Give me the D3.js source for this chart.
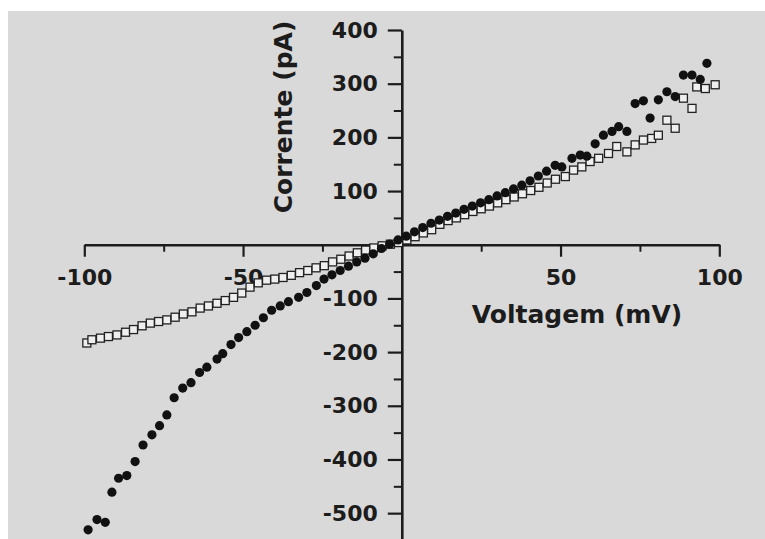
<!DOCTYPE html>
<html>
<head>
<meta charset="utf-8">
<script src="https://cdn.jsdelivr.net/npm/d3@7"></script>
<style>
  body { margin: 0; background: #fff; }
  .axis path, .axis line { stroke: #1c1c1c; }
  .axis text { font-family: "DejaVu Sans", sans-serif; font-weight: bold; fill: #1c1c1c; }
</style>
</head>
<body>
<div id="chart"></div>
<script>
// Filled circles: voltage (mV) and current (pA)
var filledV = [-98.8,-96.0,-93.4,-91.3,-89.2,-86.6,-84.0,-81.5,-78.7,-76.3,-74.0,-71.7,-69.0,-66.4,-63.7,-61.4,-58.2,-56.4,-53.8,-51.4,
    -48.8,-46.2,-43.6,-41.0,-38.3,-35.7,-32.5,-29.9,-26.9,-24.5,-22.0,-19.4,-16.8,-14.2,-11.6,-9.0,-6.4,-3.8,-1.2,
    1.4,4.0,6.6,9.2,11.8,14.4,17.0,19.6,22.2,24.8,27.4,30.0,32.6,35.2,37.8,40.4,43.0,45.6,48.3,50.4,
    53.6,56.2,58.3,60.9,63.5,66.2,68.3,70.9,73.5,76.1,78.2,80.8,83.5,86.1,88.7,91.4,94.0,96.1];
var filledI = [-531,-512,-517,-461,-435,-430,-404,-373,-354,-337,-317,-285,-267,-257,-238,-228,-213,-203,-186,-173,
    -162,-150,-136,-122,-114,-106,-98,-89,-76,-64,-56,-48,-40,-32,-25,-17,-7,1,9,
    16,24,32,40,46,53,59,66,72,78,84,91,97,104,111,119,128,137,148,145,
    161,167,165,188,204,211,220,211,263,268,236,270,285,276,316,316,308,338];

// Open squares
var squareV = [-99.2,-97.6,-94.9,-92.4,-89.7,-87.0,-84.5,-81.8,-79.2,-76.6,-74.0,-71.4,-68.8,-66.1,-63.5,-60.9,-58.2,-55.6,-53.0,-50.4,
    -47.8,-45.2,-42.6,-40.0,-37.4,-34.8,-32.2,-29.6,-27.0,-24.4,-21.8,-19.2,-16.6,-14.0,-11.4,-8.8,-6.2,-3.6,-1.0,
    1.6,4.2,6.8,9.4,12.0,14.6,17.2,19.8,22.4,25.0,27.6,30.2,32.8,35.4,38.0,40.6,43.2,45.8,48.4,
    51.5,54.1,56.7,59.3,62.0,65.1,67.7,70.9,73.5,76.1,78.7,80.8,83.5,86.1,88.7,91.4,92.9,95.6,98.7];
var squareI = [-183,-177,-174,-171,-168,-163,-158,-151,-146,-143,-140,-135,-129,-125,-118,-114,-109,-104,-98,-90,
    -79,-71,-66,-64,-61,-57,-52,-48,-43,-39,-32,-27,-21,-15,-10,-6,-2,1,4,
    9,15,22,28,38,45,50,56,62,67,72,78,84,89,95,101,107,115,122,
    127,139,145,155,161,170,183,173,186,195,198,204,232,217,273,254,294,291,298];

var xTicks = [-100, -50, 50, 100];
var xMinorTicks = [-75, -25, 25, 75];
var yTicks = [400, 300, 200, 100, -100, -200, -300, -400, -500];
var yMinorTicks = [350, 250, 150, 50, -50, -150, -250, -350, -450, -550];

var filledData = filledV.map(function(v, i){ return { x: v, y: filledI[i] }; });
var squareData = squareV.map(function(v, i){ return { x: v, y: squareI[i] }; });

// plain hyphen for negatives, like the printed figure
var plainNum = function(d){ return String(d); };

IVChart = function(_parentElement){
    this.parentElement = _parentElement;
    this.initVis();
};

IVChart.prototype.initVis = function(){
    var vis = this;

    vis.width = 765;
    vis.height = 539;

    vis.svg = d3.select(vis.parentElement)
        .append("svg")
        .attr("width", vis.width)
        .attr("height", vis.height);

    // scanned page background
    vis.svg.append("rect")
        .attr("x", 8).attr("y", 11)
        .attr("width", vis.width - 8).attr("height", vis.height - 11)
        .attr("fill", "#d9d9d9");

    vis.x = d3.scaleLinear().domain([-100, 100]).range([84.3, 719.3]);
    vis.y = d3.scaleLinear().domain([-550, 400]).range([540, 30]);

    var x0 = vis.x(0), y0 = vis.y(0);

    // X axis
    vis.svg.append("g")
        .attr("class", "axis")
        .attr("transform", "translate(0," + y0 + ")")
        .call(d3.axisBottom(vis.x).tickValues(xMinorTicks).tickSize(7).tickSizeOuter(0).tickFormat(""))
        .call(function(g){ g.select(".domain").remove(); })
        .selectAll("line").attr("stroke-width", 2);

    vis.xAxis = vis.svg.append("g")
        .attr("class", "axis")
        .attr("transform", "translate(0," + y0 + ")")
        .call(d3.axisBottom(vis.x).tickValues(xTicks).tickSize(12).tickSizeOuter(0).tickPadding(13).tickFormat(plainNum));
    vis.xAxis.select(".domain").attr("stroke-width", 2.6);
    vis.xAxis.selectAll("line").attr("stroke-width", 2.2);
    vis.xAxis.selectAll("text").attr("font-size", "22px");

    // Y axis
    vis.svg.append("g")
        .attr("class", "axis")
        .attr("transform", "translate(" + x0 + ",0)")
        .call(d3.axisLeft(vis.y).tickValues(yMinorTicks).tickSize(8).tickSizeOuter(0).tickFormat(""))
        .call(function(g){ g.select(".domain").remove(); })
        .selectAll("line").attr("stroke-width", 2);

    vis.yAxis = vis.svg.append("g")
        .attr("class", "axis")
        .attr("transform", "translate(" + x0 + ",0)")
        .call(d3.axisLeft(vis.y).tickValues(yTicks).tickSize(14).tickSizeOuter(0).tickPadding(10).tickFormat(plainNum));
    vis.yAxis.select(".domain").attr("stroke-width", 2.6);
    vis.yAxis.selectAll("line").attr("stroke-width", 2.2);
    vis.yAxis.selectAll("text").attr("font-size", "22px");

    // Axis titles
    vis.svg.append("text")
        .attr("x", 577)
        .attr("y", 323)
        .attr("text-anchor", "middle")
        .attr("font-family", "DejaVu Sans, sans-serif")
        .attr("font-weight", "bold")
        .attr("font-size", "25px")
        .attr("fill", "#1c1c1c")
        .text("Voltagem (mV)");

    vis.svg.append("text")
        .attr("transform", "translate(292,117) rotate(-90)")
        .attr("text-anchor", "middle")
        .attr("font-family", "DejaVu Sans, sans-serif")
        .attr("font-weight", "bold")
        .attr("font-size", "25px")
        .attr("fill", "#1c1c1c")
        .text("Corrente (pA)");

    vis.update();
};

IVChart.prototype.update = function(){
    var vis = this;
    var s = 8;

    vis.svg.append("g").selectAll("rect")
        .data(squareData)
        .enter().append("rect")
        .attr("x", function(d){ return vis.x(d.x) - s / 2; })
        .attr("y", function(d){ return vis.y(d.y) - s / 2; })
        .attr("width", s)
        .attr("height", s)
        .attr("fill", "#efefef")
        .attr("stroke", "#222")
        .attr("stroke-width", 1.3);

    vis.svg.append("g").selectAll("circle")
        .data(filledData)
        .enter().append("circle")
        .attr("cx", function(d){ return vis.x(d.x); })
        .attr("cy", function(d){ return vis.y(d.y); })
        .attr("r", 4.6)
        .attr("fill", "#111");
};

var chart = new IVChart("#chart");
</script>
</body>
</html>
--- --- ---
PROBLEM STATEMENT: Make an exact copy of the whole listing, but don't bring over any pictures.

RESULT:
Give me the D3.js source for this chart.
<!DOCTYPE html>
<html>
<head>
<meta charset="utf-8">
<script src="https://cdn.jsdelivr.net/npm/d3@7"></script>
<style>
  body { margin: 0; background: #fff; }
  .axis path, .axis line { stroke: #1c1c1c; }
  .axis text { font-family: "DejaVu Sans", sans-serif; font-weight: bold; fill: #1c1c1c; }
</style>
</head>
<body>
<div id="chart"></div>
<script>
// Filled circles: voltage (mV) and current (pA)
var filledV = [-98.8,-96.0,-93.4,-91.3,-89.2,-86.6,-84.0,-81.5,-78.7,-76.3,-74.0,-71.7,-69.0,-66.4,-63.7,-61.4,-58.2,-56.4,-53.8,-51.4,
    -48.8,-46.2,-43.6,-41.0,-38.3,-35.7,-32.5,-29.9,-26.9,-24.5,-22.0,-19.4,-16.8,-14.2,-11.6,-9.0,-6.4,-3.8,-1.2,
    1.4,4.0,6.6,9.2,11.8,14.4,17.0,19.6,22.2,24.8,27.4,30.0,32.6,35.2,37.8,40.4,43.0,45.6,48.3,50.4,
    53.6,56.2,58.3,60.9,63.5,66.2,68.3,70.9,73.5,76.1,78.2,80.8,83.5,86.1,88.7,91.4,94.0,96.1];
var filledI = [-531,-512,-517,-461,-435,-430,-404,-373,-354,-337,-317,-285,-267,-257,-238,-228,-213,-203,-186,-173,
    -162,-150,-136,-122,-114,-106,-98,-89,-76,-64,-56,-48,-40,-32,-25,-17,-7,1,9,
    16,24,32,40,46,53,59,66,72,78,84,91,97,104,111,119,128,137,148,145,
    161,167,165,188,204,211,220,211,263,268,236,270,285,276,316,316,308,338];

// Open squares
var squareV = [-99.2,-97.6,-94.9,-92.4,-89.7,-87.0,-84.5,-81.8,-79.2,-76.6,-74.0,-71.4,-68.8,-66.1,-63.5,-60.9,-58.2,-55.6,-53.0,-50.4,
    -47.8,-45.2,-42.6,-40.0,-37.4,-34.8,-32.2,-29.6,-27.0,-24.4,-21.8,-19.2,-16.6,-14.0,-11.4,-8.8,-6.2,-3.6,-1.0,
    1.6,4.2,6.8,9.4,12.0,14.6,17.2,19.8,22.4,25.0,27.6,30.2,32.8,35.4,38.0,40.6,43.2,45.8,48.4,
    51.5,54.1,56.7,59.3,62.0,65.1,67.7,70.9,73.5,76.1,78.7,80.8,83.5,86.1,88.7,91.4,92.9,95.6,98.7];
var squareI = [-183,-177,-174,-171,-168,-163,-158,-151,-146,-143,-140,-135,-129,-125,-118,-114,-109,-104,-98,-90,
    -79,-71,-66,-64,-61,-57,-52,-48,-43,-39,-32,-27,-21,-15,-10,-6,-2,1,4,
    9,15,22,28,38,45,50,56,62,67,72,78,84,89,95,101,107,115,122,
    127,139,145,155,161,170,183,173,186,195,198,204,232,217,273,254,294,291,298];

var xTicks = [-100, -50, 50, 100];
var xMinorTicks = [-75, -25, 25, 75];
var yTicks = [400, 300, 200, 100, -100, -200, -300, -400, -500];
var yMinorTicks = [350, 250, 150, 50, -50, -150, -250, -350, -450, -550];

var filledData = filledV.map(function(v, i){ return { x: v, y: filledI[i] }; });
var squareData = squareV.map(function(v, i){ return { x: v, y: squareI[i] }; });

// plain hyphen for negatives, like the printed figure
var plainNum = function(d){ return String(d); };

IVChart = function(_parentElement){
    this.parentElement = _parentElement;
    this.initVis();
};

IVChart.prototype.initVis = function(){
    var vis = this;

    vis.width = 765;
    vis.height = 539;

    vis.svg = d3.select(vis.parentElement)
        .append("svg")
        .attr("width", vis.width)
        .attr("height", vis.height);

    // scanned page background
    vis.svg.append("rect")
        .attr("x", 8).attr("y", 11)
        .attr("width", vis.width - 8).attr("height", vis.height - 11)
        .attr("fill", "#d9d9d9");

    vis.x = d3.scaleLinear().domain([-100, 100]).range([84.3, 719.3]);
    vis.y = d3.scaleLinear().domain([-550, 400]).range([540, 30]);

    var x0 = vis.x(0), y0 = vis.y(0);

    // X axis
    vis.svg.append("g")
        .attr("class", "axis")
        .attr("transform", "translate(0," + y0 + ")")
        .call(d3.axisBottom(vis.x).tickValues(xMinorTicks).tickSize(7).tickSizeOuter(0).tickFormat(""))
        .call(function(g){ g.select(".domain").remove(); })
        .selectAll("line").attr("stroke-width", 2);

    vis.xAxis = vis.svg.append("g")
        .attr("class", "axis")
        .attr("transform", "translate(0," + y0 + ")")
        .call(d3.axisBottom(vis.x).tickValues(xTicks).tickSize(12).tickSizeOuter(0).tickPadding(13).tickFormat(plainNum));
    vis.xAxis.select(".domain").attr("stroke-width", 2.6);
    vis.xAxis.selectAll("line").attr("stroke-width", 2.2);
    vis.xAxis.selectAll("text").attr("font-size", "22px");

    // Y axis
    vis.svg.append("g")
        .attr("class", "axis")
        .attr("transform", "translate(" + x0 + ",0)")
        .call(d3.axisLeft(vis.y).tickValues(yMinorTicks).tickSize(8).tickSizeOuter(0).tickFormat(""))
        .call(function(g){ g.select(".domain").remove(); })
        .selectAll("line").attr("stroke-width", 2);

    vis.yAxis = vis.svg.append("g")
        .attr("class", "axis")
        .attr("transform", "translate(" + x0 + ",0)")
        .call(d3.axisLeft(vis.y).tickValues(yTicks).tickSize(14).tickSizeOuter(0).tickPadding(10).tickFormat(plainNum));
    vis.yAxis.select(".domain").attr("stroke-width", 2.6);
    vis.yAxis.selectAll("line").attr("stroke-width", 2.2);
    vis.yAxis.selectAll("text").attr("font-size", "22px");

    // Axis titles
    vis.svg.append("text")
        .attr("x", 577)
        .attr("y", 323)
        .attr("text-anchor", "middle")
        .attr("font-family", "DejaVu Sans, sans-serif")
        .attr("font-weight", "bold")
        .attr("font-size", "25px")
        .attr("fill", "#1c1c1c")
        .text("Voltagem (mV)");

    vis.svg.append("text")
        .attr("transform", "translate(292,117) rotate(-90)")
        .attr("text-anchor", "middle")
        .attr("font-family", "DejaVu Sans, sans-serif")
        .attr("font-weight", "bold")
        .attr("font-size", "25px")
        .attr("fill", "#1c1c1c")
        .text("Corrente (pA)");

    vis.update();
};

IVChart.prototype.update = function(){
    var vis = this;
    var s = 8;

    vis.svg.append("g").selectAll("rect")
        .data(squareData)
        .enter().append("rect")
        .attr("x", function(d){ return vis.x(d.x) - s / 2; })
        .attr("y", function(d){ return vis.y(d.y) - s / 2; })
        .attr("width", s)
        .attr("height", s)
        .attr("fill", "#efefef")
        .attr("stroke", "#222")
        .attr("stroke-width", 1.3);

    vis.svg.append("g").selectAll("circle")
        .data(filledData)
        .enter().append("circle")
        .attr("cx", function(d){ return vis.x(d.x); })
        .attr("cy", function(d){ return vis.y(d.y); })
        .attr("r", 4.6)
        .attr("fill", "#111");
};

var chart = new IVChart("#chart");
</script>
</body>
</html>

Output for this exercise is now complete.